(Conclusion)
(Today’s article concludes the piece of Noel Albano, coauthor with Ignacio Dee of the book on the greatest decades of Philippine basketball, Year of Glory, which will be released this summer.)
IN this silent handsome nook, a short drive from the state capital of Sacramento, Danny Florencio is a silent hero. In his sanctuary, a small room by the main door, rows of Florencio’s mementos deck the four walls.
One sees familiar places, famous names, frozen by the camera in the act of shooting, driving—or lifting a championship thropy.
Old pictures in sepia and black and white frame Danny in his prime. One freezes him in his immortal moment, borne on the shoulders of ecstatic teammates in a dance of champions on the night they beat the Koreans. Another catches him in that trademark stretch lay-up, putting the ball beyond the formidable defense.
One of his favorite mementos is broken. It is the trophy that enshrines him in the Philippine Basketball Association Hall of Fame. I mumble that the award-giving body should give him a replica of the glass trophy.
I called this room a shrine to greatness.
Basketball fans of this generation seldom see that epic greatness now among Filipinos in Asian championships. Blame it partly on the pro loop. Since 1975, it has started siphoning off the best talents from the amateur and college hoops—and given little to the cause of the national team.
The pictures bring me back to the past to the time Florencio was playing his best basketball. Because he was a slim 5-foot-10, his game was built not on power but on shiftiness. Quick on his feet and fast with his hands, he could fake off opponents or take twisting drives to the basket. He could shift direction or change his shot in mid-air to elude the defense. The best “contortionist in Philippine basketball,” he was called.
The moves, he tells me now, he learned from Boy Fructoso, his first coach who had put him through rigorous training in the Quiapo neighborhood he grew up in; the fakes from “the second Boy in my life,” Engracio Arazas, the 5-foot-9 sharp-shooter of Far Eastern University fame who was a terror with the ball in his hands.
Once, Florencio recalls, the hard-nosed former national coach Fely Fajardo stopped him as he was taking practice shoots.
“Bakit pinahihirap mo ang basketball? Fajardo, sounding annoyed, asked. “Bakit may bali-bali pa? [Why make basketball so hard? Why the contortions?]”

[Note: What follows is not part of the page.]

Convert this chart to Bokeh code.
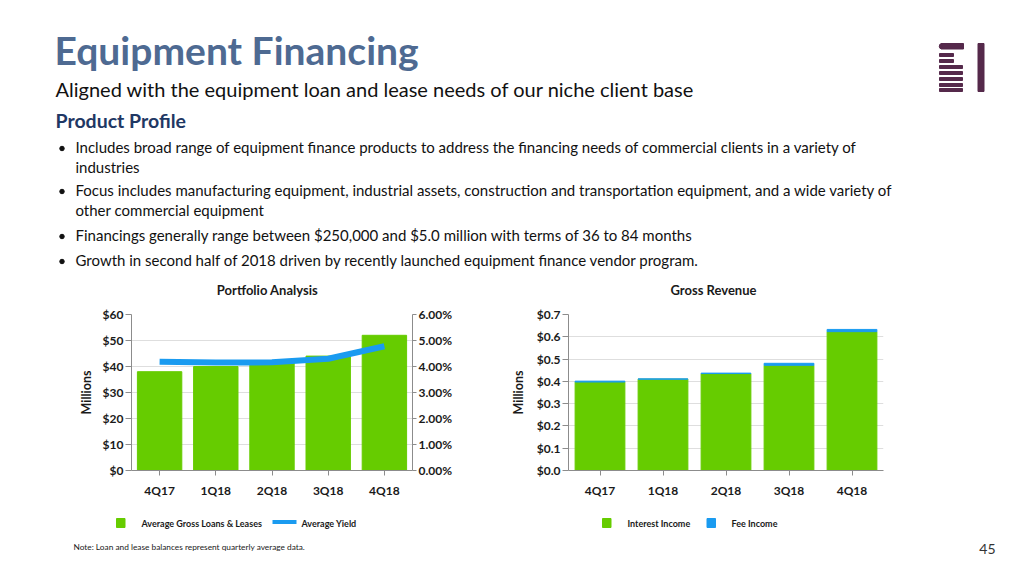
from bokeh.plotting import figure
from bokeh.models import Range1d, FactorRange, LinearAxis, PrintfTickFormatter, FixedTicker, ColumnDataSource
from bokeh.layouts import column, row
from bokeh.embed import file_html
from bokeh.resources import INLINE
from bokeh.core.properties import value

# ---------------- data ----------------
quarters = ["4Q17", "1Q18", "2Q18", "3Q18", "4Q18"]
avg_loans = [38.0, 40.0, 41.5, 44.0, 52.0]          # $ millions
avg_yield = [4.18, 4.15, 4.16, 4.30, 4.78]          # percent
interest_income = [0.397, 0.410, 0.435, 0.472, 0.623]  # $ millions
fee_income = [0.004, 0.001, 0.002, 0.009, 0.010]       # $ millions

loan_ticks = [0, 10, 20, 30, 40, 50, 60]
yield_ticks = [0, 1, 2, 3, 4, 5, 6]
rev_ticks = [0.0, 0.1, 0.2, 0.3, 0.4, 0.5, 0.6, 0.7]

title_text = "Equipment Financing"
subtitle_text = "Aligned with the equipment loan and lease needs of our niche client base"
section_text = "Product Profile"
bullet_lines = [
    ("Includes broad range of equipment finance products to address the financing needs of commercial clients in a variety of", True),
    ("industries", False),
    ("Focus includes manufacturing equipment, industrial assets, construction and transportation equipment, and a wide variety of", True),
    ("other commercial equipment", False),
    ("Financings generally range between $250,000 and $5.0 million with terms of 36 to 84 months", True),
    ("Growth in second half of 2018 driven by recently launched equipment finance vendor program.", True),
]
chart1_title = "Portfolio Analysis"
chart2_title = "Gross Revenue"
legend1_labels = ["Average Gross Loans & Leases", "Average Yield"]
legend2_labels = ["Interest Income", "Fee Income"]
footnote = "Note: Loan and lease balances represent quarterly average data."
page_number = "45"

FONT = "Lato"
GREEN = "#66CC00"
BLUE = "#1A9BF0"
GRAY_AXIS = "#8C8C8C"
GRID = "#DEDEDE"
TXT = "#1A1A1A"
PURPLE = "#55294B"


def blank(width, height, y0, y1):
    f = figure(width=width, height=height, x_range=Range1d(0, width), y_range=Range1d(y1, y0),
               output_backend="svg", toolbar_location=None, x_axis_type=None, y_axis_type=None,
               min_border=0, outline_line_color=None, background_fill_color="white")
    f.grid.visible = False
    return f


def label(f, x, y, s, size, color=TXT, bold=False, align="left"):
    f.text(x=[x], y=[y], text=[s], text_font=value(FONT), text_font_size=size,
           text_font_style="bold" if bold else "normal", text_color=color,
           text_align=align, text_baseline="middle")


# ---------------- header (page y 0..302) ----------------
hdr = blank(1016, 302, 0, 302)
label(hdr, 54, 49, title_text, "39px", color="#4E6A92", bold=True)
label(hdr, 55, 88, subtitle_text, "20px", color="#111111")
label(hdr, 55, 120, section_text, "19.5px", color="#1F3864", bold=True)
centers = [146.5, 166.5, 189.5, 209.5, 234.5, 259.5]
for (line, has_bullet), yc in zip(bullet_lines, centers):
    label(hdr, 75, yc, line, "15px", color="#111111")
    if has_bullet:
        hdr.scatter(x=[61.5], y=[yc + 1.5], size=4.5, marker="circle", color="#111111")
label(hdr, 267, 289.5, chart1_title, "13px", bold=True, align="center")
label(hdr, 713, 289.5, chart2_title, "13px", bold=True, align="center")

# logo
logo_l = [941, 939, 939, 939, 939, 939, 939, 939]
logo_r = [963, 953, 953, 962, 962, 962, 962, 962]
logo_t = [43, 53, 59, 65, 71, 77, 83, 88]
logo_b = [48.5, 56, 62, 68, 74, 80, 86, 91]
hdr.quad(left=logo_l, right=logo_r, top=logo_t, bottom=logo_b, color=PURPLE)
hdr.quad(left=[977.5], right=[983.5], top=[43], bottom=[91], color=PURPLE)
hdr.wedge(x=[941.5], y=[45.75], radius=2.75, start_angle=1.5708, end_angle=4.7124, color=PURPLE)


def style_axis(ax, tick_out, standoff):
    ax.axis_line_color = GRAY_AXIS
    ax.major_tick_line_color = GRAY_AXIS
    ax.major_tick_out = tick_out
    ax.major_tick_in = 0
    ax.minor_tick_line_color = None
    ax.major_label_text_font = FONT
    ax.major_label_text_font_size = "12px"
    ax.major_label_text_font_style = "bold"
    ax.major_label_text_color = TXT
    ax.major_label_standoff = standoff
    ax.axis_label_text_font = FONT
    ax.axis_label_text_font_size = "12.5px"
    ax.axis_label_text_font_style = "bold"
    ax.axis_label_text_color = TXT


# ---------------- chart 1 (page x 0..472, y 302..500) ----------------
p1 = figure(width=472, height=198, x_range=FactorRange(*quarters), y_range=Range1d(0, 60),
            output_backend="svg", toolbar_location=None, min_border_left=131, min_border_right=60,
            min_border_top=12, min_border_bottom=30, outline_line_color=None)
p1.extra_y_ranges = {"yield": Range1d(0, 6)}
p1.vbar(x=quarters, top=avg_loans, width=0.79, color=GREEN)
p1.line(x=quarters, y=avg_yield, y_range_name="yield", line_width=6, color=BLUE, line_cap="butt",
        line_join="round")
p1.yaxis.ticker = FixedTicker(ticks=loan_ticks)
p1.yaxis.formatter = PrintfTickFormatter(format="$%d")
p1.yaxis.axis_label = "Millions"
p1.yaxis.axis_label_standoff = 6
style_axis(p1.yaxis[0], 6, 2)
style_axis(p1.xaxis[0], 5, 7)
ax_r = LinearAxis(y_range_name="yield", ticker=FixedTicker(ticks=yield_ticks),
                  formatter=PrintfTickFormatter(format="%.2f%%"))
style_axis(ax_r, 4, 2)
p1.add_layout(ax_r, "right")
p1.xgrid.visible = False
p1.ygrid.grid_line_color = GRID
p1.ygrid.ticker = FixedTicker(ticks=loan_ticks)

# ---------------- chart 2 (page x 472..1016) ----------------
src = ColumnDataSource(dict(q=quarters, interest=interest_income, fee=fee_income))
p2 = figure(width=544, height=198, x_range=FactorRange(*quarters), y_range=Range1d(0, 0.7),
            output_backend="svg", toolbar_location=None, min_border_left=96, min_border_right=133,
            min_border_top=12, min_border_bottom=30, outline_line_color=None)
p2.vbar_stack(["interest", "fee"], x="q", width=0.79, color=[GREEN, BLUE], source=src)
p2.yaxis.ticker = FixedTicker(ticks=rev_ticks)
p2.yaxis.formatter = PrintfTickFormatter(format="$%.1f")
p2.yaxis.axis_label = "Millions"
p2.yaxis.axis_label_standoff = 8
style_axis(p2.yaxis[0], 6, 2)
style_axis(p2.xaxis[0], 5, 7)
p2.xgrid.visible = False
p2.ygrid.grid_line_color = GRID
p2.ygrid.ticker = FixedTicker(ticks=rev_ticks)

# ---------------- bottom (page y 500..568): legends, note, page number ----------------
bot = blank(1016, 68, 500, 568)
bot.quad(left=[116, 602], right=[124.5, 610.5], top=[518, 518], bottom=[527, 527], color=GREEN)
bot.quad(left=[706.5], right=[715], top=[518], bottom=[527], color=BLUE)
bot.segment(x0=[272], y0=[521.5], x1=[296], y1=[521.5], line_width=4, color=BLUE)
for xx, s in zip([141, 301, 627, 731], legend1_labels + legend2_labels):
    label(bot, xx, 523, s, "9px", bold=True)
label(bot, 73, 546, footnote, "8.3px")
label(bot, 995, 548, page_number, "14px", color="#333333", align="right")

layout = column(hdr, row(p1, p2), bot)
open("out.html", "w").write(file_html(layout, INLINE))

It was for Florencio more than an expression of himself or his artistry. It was a weapon to escape the trap of bigger and taller guards. He had developed it the hard way. Waking up as early as five o’clock in the morning, he would take practice shots at the nearby fire-station court in Quiapo. The lightly sleeping firemen would rattle in their beds and then bark at him.
“Alas-singko pa lang, sinisigawan na ako ng mga bombero!” Florencio says. “But I had a dream. I wanted not just to be good but to be among the best in the Philippine team.”
nnn
OUT he darts from the kitchen and in he blows again, perpetually active, a man in his 70s but still with the boundless energy of a man in his 30s. He joins the company of the dozen friends in his gazebo sipping wine and swapping stories.
There is Bernie Fabiosa, the steals leader in the PBA for a long time; there is Jun Achacoso, in his mid-80s now, the man who once had a vertical leap of 36 inches; there is Bhot Sison whom many remember as the “dirty player”.
The most memorable tales, surprisingly, are often not the most heroic. They fleet from the 1950s to the 1960s to the present as if on wings of eagles. The laws of physics are suspended—time and space and memories are fused, and these ageless men occupy this capsule, basketball in their hands, pride in their hearts.
They set a grander reunion of former players two days later, a Saturday. More than 30 came.